Is there anything else you wish to share with us?
Through CTS I was involved in typing (using a typewriter) the manuscript sent to the printer of the first book about IISc’s history, In Pursuit of Excellence: A History of the Indian Institute of Science by BV Subbarayappa. Many versions were prepared and whenever the author sent us corrections, we (myself and Mr Fernandez from CTS) had to retype those pages on the typewriter. Mr Janardhan used to take Xerox copies. We are thankful to the author for acknowledging us in his book.
Working at the Institute gave us recognition, which I experienced during a visit abroad. In a shopping mall, seeing me wearing a saree, somebody called me over to find out where I am from and showed me a picture of the IISc Main Building to find out whether I can recognise it. When I told him that I was working at that place, he was very happy and stood up to show his respect for the Institute.
I am thankful to my family, especially my father-in-law who supported and encouraged me to join this temple of education. I was promoted to Superintendent and took voluntary retirement in 2002, in the first group of people to avail themselves of the Special Voluntary Retirement Scheme (SVRS).

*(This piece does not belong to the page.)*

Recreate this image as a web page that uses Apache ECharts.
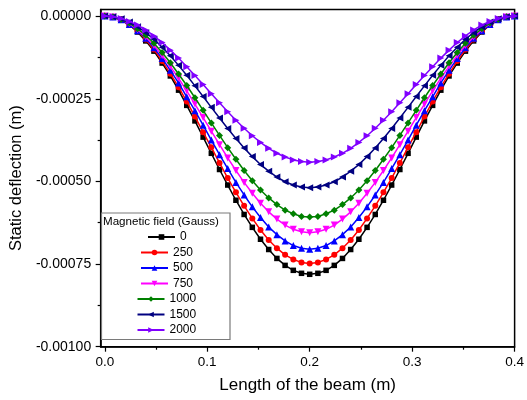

How do you spend your time after retirement?
I keep myself busy. I was the first woman Board Member of the Pensioner’s Association, IISc, and served for 10 years. I have developed a new concept of designing Vedic games basing on our epics to create awareness about our culture, and this has become my hobby. I am also interested in summarising
books, aimed at inculcating a reading habit among children. I have around 10 books on distinguished people, spiritual readings, etc. For example, a book on Dr BR Ambedkar, which had more than 200 pages, was condensed to 15 pages. I also worked on a book on Sir M Visvesvaraya, and after reading the smaller version, children in our neighbourhood were impressed and wanted to visit his birthplace in Muddenahalli, which we did.